### DATASET EXTRACT
****
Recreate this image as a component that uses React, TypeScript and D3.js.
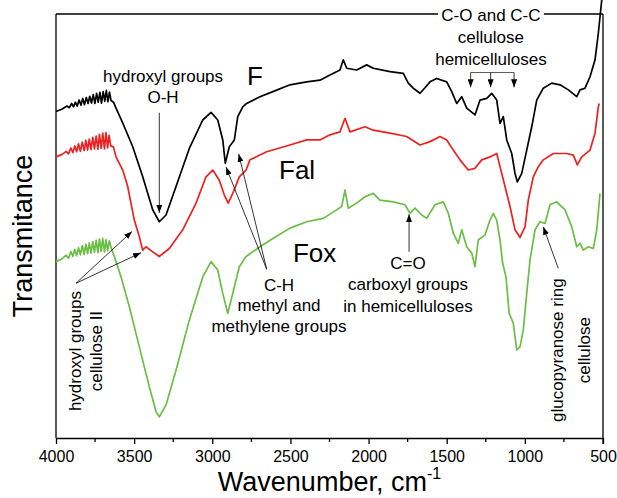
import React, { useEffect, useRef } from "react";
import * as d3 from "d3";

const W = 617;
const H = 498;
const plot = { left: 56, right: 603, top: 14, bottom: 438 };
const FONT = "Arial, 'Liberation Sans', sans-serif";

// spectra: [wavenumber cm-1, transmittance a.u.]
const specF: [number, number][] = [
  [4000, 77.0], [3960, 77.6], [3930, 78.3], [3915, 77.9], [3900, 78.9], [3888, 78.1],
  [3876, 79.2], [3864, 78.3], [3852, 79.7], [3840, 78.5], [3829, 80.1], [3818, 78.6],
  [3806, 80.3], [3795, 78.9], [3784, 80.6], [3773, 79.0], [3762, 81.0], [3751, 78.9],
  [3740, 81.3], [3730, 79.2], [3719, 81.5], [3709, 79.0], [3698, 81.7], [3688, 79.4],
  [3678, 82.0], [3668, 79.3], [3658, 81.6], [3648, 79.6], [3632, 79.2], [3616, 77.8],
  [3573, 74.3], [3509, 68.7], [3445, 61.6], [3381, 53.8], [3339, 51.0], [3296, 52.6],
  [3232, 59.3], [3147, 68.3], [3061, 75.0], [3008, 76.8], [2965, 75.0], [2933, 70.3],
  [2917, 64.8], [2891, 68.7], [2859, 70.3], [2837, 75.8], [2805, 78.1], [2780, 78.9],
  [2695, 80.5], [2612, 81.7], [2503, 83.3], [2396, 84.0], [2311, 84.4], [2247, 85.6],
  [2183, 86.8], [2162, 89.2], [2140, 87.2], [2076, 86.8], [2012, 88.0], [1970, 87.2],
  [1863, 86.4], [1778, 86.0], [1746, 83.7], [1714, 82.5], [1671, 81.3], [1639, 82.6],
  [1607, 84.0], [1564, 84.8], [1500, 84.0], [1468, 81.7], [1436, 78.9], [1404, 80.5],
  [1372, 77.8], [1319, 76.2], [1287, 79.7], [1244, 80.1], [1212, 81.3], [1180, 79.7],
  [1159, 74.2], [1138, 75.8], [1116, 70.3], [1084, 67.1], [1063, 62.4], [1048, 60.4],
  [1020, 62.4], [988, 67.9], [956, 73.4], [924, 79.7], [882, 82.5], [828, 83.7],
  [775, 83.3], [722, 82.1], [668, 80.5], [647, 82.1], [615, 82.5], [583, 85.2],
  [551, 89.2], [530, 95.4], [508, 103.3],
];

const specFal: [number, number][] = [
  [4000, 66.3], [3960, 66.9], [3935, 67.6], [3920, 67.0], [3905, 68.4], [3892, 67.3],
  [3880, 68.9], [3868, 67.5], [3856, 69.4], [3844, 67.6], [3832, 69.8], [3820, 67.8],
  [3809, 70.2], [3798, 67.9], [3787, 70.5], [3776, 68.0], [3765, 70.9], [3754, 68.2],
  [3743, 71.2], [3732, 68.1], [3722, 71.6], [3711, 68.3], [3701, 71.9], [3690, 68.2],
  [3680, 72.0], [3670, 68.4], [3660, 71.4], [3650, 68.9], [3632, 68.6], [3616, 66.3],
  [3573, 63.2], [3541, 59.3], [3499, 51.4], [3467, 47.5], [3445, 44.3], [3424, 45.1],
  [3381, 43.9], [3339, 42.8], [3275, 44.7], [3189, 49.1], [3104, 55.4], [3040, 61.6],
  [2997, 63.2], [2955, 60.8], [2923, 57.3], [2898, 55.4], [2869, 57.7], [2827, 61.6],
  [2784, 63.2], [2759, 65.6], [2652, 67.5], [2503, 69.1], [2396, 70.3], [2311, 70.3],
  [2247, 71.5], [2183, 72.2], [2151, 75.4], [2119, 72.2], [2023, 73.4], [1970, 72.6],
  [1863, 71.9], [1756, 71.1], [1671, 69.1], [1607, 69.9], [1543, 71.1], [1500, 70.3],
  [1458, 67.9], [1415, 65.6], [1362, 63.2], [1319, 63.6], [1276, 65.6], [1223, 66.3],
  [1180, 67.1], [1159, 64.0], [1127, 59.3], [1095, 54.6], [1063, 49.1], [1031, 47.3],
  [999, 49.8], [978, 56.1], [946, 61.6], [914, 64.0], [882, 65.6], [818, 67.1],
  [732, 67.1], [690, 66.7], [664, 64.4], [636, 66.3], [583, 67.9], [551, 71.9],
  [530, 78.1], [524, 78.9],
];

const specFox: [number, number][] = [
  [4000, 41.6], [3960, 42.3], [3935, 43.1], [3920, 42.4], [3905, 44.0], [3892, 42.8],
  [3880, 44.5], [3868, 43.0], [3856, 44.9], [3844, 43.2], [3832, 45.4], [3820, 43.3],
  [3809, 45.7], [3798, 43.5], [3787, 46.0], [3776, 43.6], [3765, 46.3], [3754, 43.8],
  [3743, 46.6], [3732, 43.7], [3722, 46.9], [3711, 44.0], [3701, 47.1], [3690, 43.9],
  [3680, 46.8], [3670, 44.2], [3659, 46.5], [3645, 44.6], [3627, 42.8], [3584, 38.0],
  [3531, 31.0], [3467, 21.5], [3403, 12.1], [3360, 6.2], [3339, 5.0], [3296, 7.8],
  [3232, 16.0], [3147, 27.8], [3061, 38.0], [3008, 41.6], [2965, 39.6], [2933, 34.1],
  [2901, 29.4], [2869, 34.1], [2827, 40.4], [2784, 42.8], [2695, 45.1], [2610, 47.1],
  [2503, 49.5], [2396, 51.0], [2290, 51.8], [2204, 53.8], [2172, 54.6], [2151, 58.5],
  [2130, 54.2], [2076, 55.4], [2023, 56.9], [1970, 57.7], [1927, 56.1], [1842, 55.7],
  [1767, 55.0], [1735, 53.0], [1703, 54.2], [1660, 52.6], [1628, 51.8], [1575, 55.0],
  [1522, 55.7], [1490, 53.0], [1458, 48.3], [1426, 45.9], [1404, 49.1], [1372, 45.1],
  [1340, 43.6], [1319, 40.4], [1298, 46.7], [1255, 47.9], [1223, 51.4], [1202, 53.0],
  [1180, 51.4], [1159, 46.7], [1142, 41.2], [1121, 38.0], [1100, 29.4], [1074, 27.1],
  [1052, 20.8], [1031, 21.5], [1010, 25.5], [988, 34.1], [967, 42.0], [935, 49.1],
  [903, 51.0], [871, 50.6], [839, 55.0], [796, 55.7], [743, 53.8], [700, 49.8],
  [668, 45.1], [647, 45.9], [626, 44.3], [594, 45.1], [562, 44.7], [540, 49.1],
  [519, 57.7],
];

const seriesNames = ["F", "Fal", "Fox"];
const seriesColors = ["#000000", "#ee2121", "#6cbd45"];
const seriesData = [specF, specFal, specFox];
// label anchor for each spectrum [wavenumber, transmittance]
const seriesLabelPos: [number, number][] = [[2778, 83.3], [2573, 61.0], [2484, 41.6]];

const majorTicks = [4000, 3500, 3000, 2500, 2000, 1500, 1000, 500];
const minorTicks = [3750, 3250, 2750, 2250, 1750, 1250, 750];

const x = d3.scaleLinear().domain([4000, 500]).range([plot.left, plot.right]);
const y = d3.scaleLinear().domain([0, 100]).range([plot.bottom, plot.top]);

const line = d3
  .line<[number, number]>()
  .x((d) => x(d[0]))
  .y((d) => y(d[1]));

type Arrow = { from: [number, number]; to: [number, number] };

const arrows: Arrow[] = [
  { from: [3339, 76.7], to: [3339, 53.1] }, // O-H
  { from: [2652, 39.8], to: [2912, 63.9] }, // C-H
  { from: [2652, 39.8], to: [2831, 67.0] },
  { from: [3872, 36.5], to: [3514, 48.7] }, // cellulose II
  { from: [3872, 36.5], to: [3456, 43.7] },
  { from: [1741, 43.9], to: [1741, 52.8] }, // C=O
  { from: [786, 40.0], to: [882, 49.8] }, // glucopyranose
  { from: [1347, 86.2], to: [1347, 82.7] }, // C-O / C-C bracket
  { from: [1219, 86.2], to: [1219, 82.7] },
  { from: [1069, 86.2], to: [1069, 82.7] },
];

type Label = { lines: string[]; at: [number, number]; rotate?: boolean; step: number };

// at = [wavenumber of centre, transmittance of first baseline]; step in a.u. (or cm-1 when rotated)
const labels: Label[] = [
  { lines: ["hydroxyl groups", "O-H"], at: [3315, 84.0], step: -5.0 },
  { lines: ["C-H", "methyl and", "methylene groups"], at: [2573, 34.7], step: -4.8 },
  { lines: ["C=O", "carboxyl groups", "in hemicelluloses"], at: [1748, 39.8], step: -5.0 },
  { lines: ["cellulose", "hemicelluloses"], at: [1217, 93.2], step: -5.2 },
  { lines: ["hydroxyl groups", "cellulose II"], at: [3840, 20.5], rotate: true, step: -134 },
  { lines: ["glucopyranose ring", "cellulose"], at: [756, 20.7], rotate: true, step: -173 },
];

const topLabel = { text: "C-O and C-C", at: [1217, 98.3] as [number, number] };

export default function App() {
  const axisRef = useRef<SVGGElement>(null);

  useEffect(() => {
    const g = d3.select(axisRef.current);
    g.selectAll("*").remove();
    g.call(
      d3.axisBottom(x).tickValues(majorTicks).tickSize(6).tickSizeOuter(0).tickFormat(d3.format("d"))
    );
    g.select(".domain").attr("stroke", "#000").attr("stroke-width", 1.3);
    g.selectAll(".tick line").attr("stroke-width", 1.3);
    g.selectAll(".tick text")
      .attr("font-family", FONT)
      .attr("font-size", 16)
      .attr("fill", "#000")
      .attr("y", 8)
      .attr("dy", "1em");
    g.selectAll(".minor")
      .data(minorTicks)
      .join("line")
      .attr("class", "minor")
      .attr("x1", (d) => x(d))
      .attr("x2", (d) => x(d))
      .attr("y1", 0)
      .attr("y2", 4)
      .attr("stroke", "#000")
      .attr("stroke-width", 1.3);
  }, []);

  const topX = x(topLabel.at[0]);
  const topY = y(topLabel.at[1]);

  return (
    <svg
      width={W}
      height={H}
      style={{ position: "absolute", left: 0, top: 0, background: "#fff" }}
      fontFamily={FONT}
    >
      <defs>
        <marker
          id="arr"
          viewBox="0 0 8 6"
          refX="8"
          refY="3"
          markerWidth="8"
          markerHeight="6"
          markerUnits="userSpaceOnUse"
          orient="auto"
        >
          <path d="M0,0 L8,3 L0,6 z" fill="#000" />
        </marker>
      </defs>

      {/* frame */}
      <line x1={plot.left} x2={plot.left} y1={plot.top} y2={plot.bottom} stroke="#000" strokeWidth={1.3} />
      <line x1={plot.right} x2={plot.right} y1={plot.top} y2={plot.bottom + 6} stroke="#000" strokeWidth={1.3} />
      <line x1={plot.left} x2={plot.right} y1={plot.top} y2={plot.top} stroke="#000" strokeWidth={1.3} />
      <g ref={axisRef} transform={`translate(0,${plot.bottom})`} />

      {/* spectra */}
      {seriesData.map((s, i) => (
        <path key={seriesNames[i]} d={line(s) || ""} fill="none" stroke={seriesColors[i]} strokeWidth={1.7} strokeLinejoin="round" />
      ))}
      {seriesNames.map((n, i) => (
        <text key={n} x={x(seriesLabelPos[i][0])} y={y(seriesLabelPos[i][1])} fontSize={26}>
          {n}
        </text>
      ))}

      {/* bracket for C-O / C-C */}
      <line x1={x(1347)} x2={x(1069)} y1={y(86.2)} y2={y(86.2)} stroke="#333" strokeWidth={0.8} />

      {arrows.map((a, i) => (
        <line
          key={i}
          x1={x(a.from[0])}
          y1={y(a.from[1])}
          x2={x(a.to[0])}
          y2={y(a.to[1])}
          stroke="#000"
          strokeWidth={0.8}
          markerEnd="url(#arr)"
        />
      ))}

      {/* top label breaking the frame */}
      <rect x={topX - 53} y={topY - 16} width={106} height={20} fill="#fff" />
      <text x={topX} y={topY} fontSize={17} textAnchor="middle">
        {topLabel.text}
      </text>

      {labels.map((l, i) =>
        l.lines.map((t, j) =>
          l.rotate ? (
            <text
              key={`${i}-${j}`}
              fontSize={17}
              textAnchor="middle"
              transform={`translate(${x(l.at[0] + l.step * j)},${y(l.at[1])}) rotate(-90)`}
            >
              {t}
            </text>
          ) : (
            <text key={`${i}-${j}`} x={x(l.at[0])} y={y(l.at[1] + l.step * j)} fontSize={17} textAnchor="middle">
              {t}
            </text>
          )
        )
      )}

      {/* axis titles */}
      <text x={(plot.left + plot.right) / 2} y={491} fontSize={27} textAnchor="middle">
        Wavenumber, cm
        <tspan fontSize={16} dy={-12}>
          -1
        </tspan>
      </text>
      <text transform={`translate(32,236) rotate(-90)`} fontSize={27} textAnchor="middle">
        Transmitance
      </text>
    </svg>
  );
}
****
### BRIEF
Identify and extract each line of the listing that contains "React".

### EXERCISE ANSWER
Recreate this image as a component that uses React, TypeScript and D3.js.
import React, { useEffect, useRef } from "react";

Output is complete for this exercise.